R ddply, applying if and ifelse functions

流过昼夜 提交于 2019-12-04 05:21:17

There's a lot that needs explaining here. Let's start with the simplest case. In your first example, all you need is:

mydf$z <- with(mydf,ifelse(x == 1,0,n))

An equivalent ddply solution might look like this:

ddply(mydf,.(x),transform,z = ifelse(x == 1,0,n))

Probably your biggest source of confusion is that you seem to not understand what is being passed as arguments to functions within ddply.

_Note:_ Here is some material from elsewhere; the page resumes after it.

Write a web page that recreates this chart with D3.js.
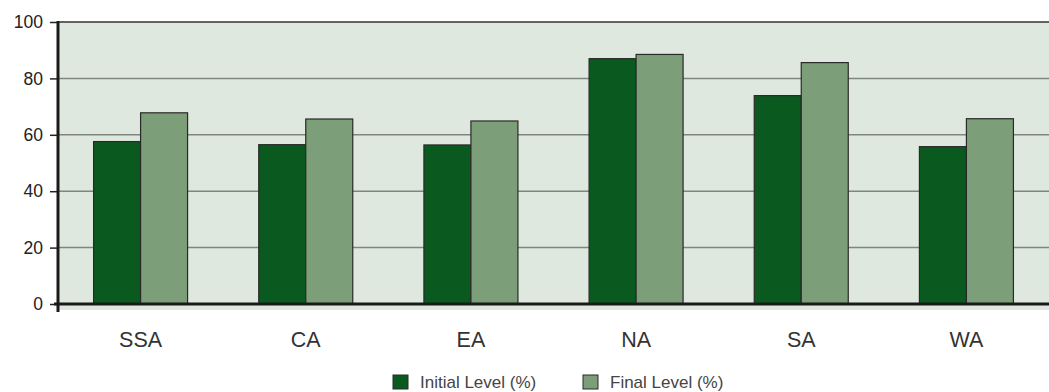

Consider your first attempt:

k <- function(x) {
  mydf$z <- ifelse(x == 1, 0, mydf$n)
  return (mydf)
}

The way ddply works is that it splits mydf up into several, smaller data frame, based on the values in the column x. That means that each time ddply calls k, the argument passed to k is a data frame. Specifically, a subset of you primary data frame.

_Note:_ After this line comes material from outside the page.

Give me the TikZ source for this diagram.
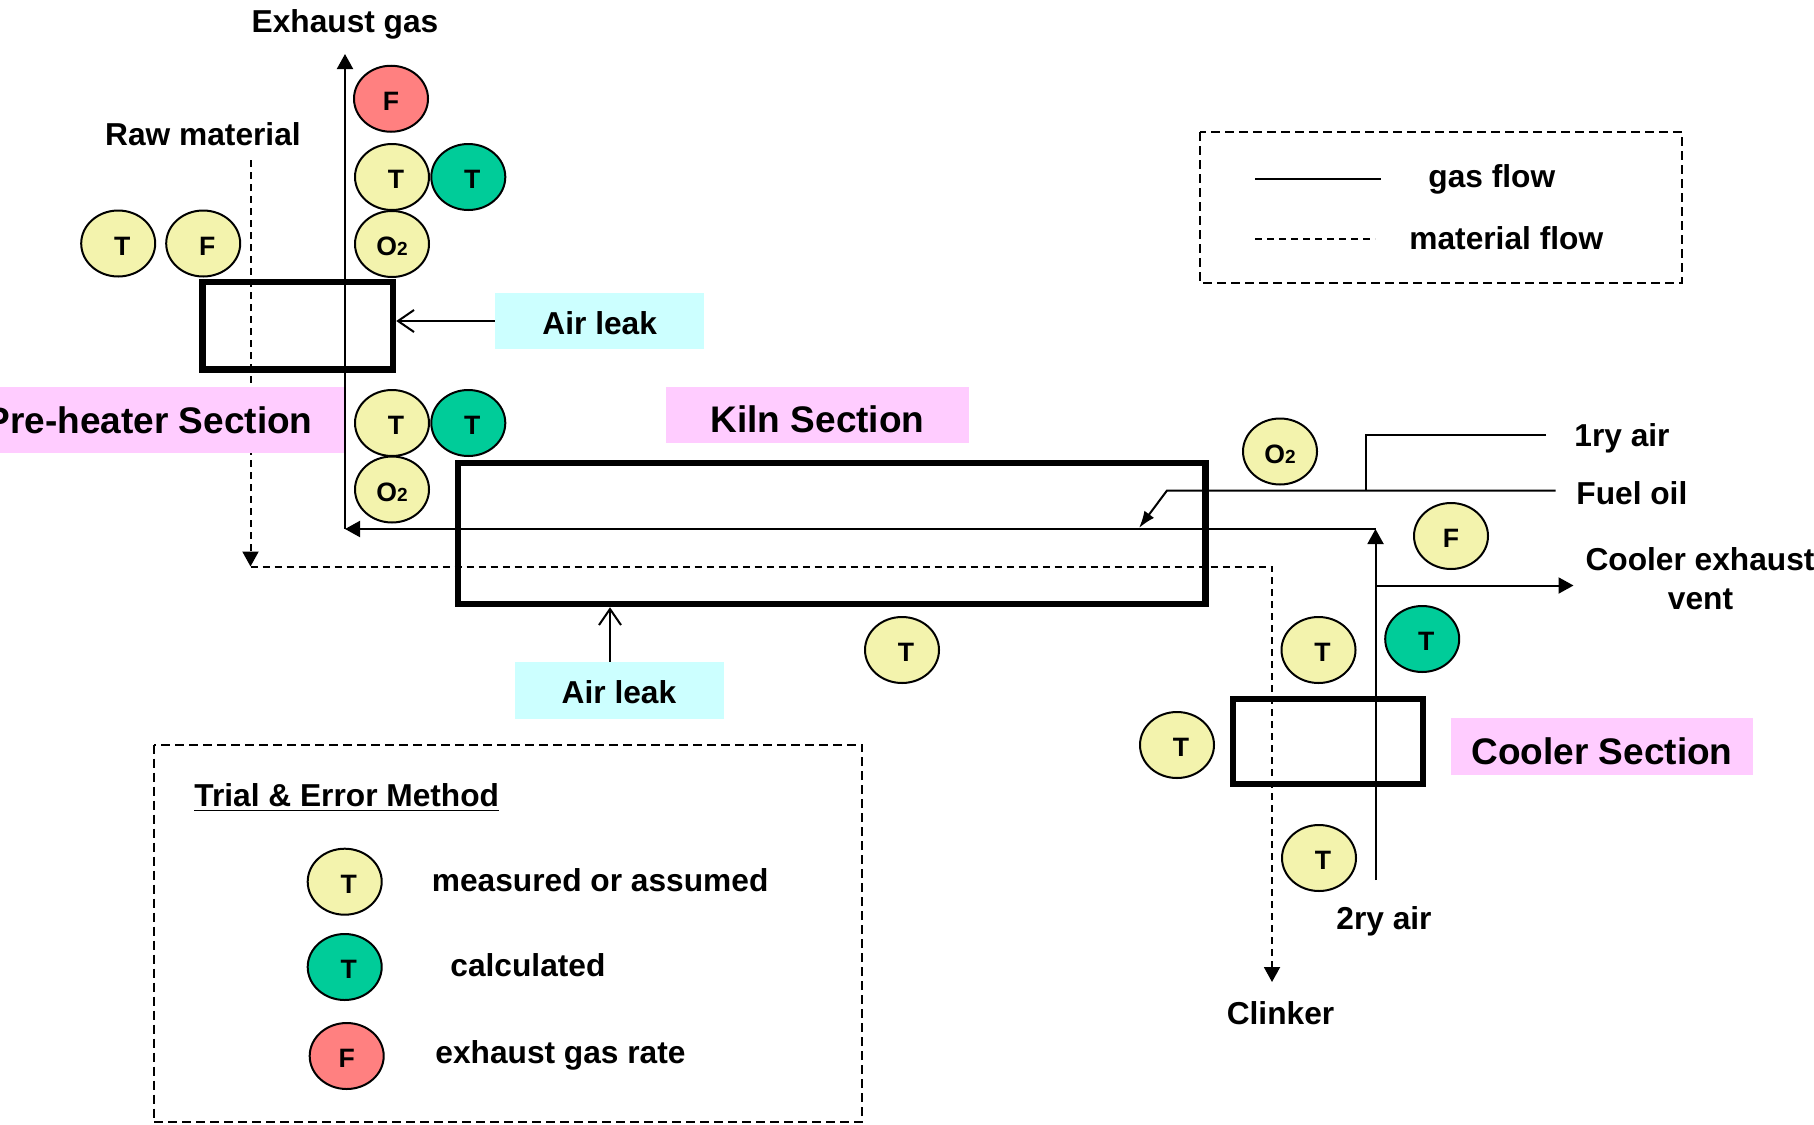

So within k, x is a subset of mydf, with all the columns. You should not be trying to modify mydf from within k. Modify x, and then return the modified version. (If you must, but the options I displayed above are better.) So we might re-write your k like this:

k <- function(x) {
  x$z <- ifelse(x$x == 1, 0, x$n)
  return (x)
}

Note that you've created some confusing stuff by using x as both an argument to k and as the name of one of our columns.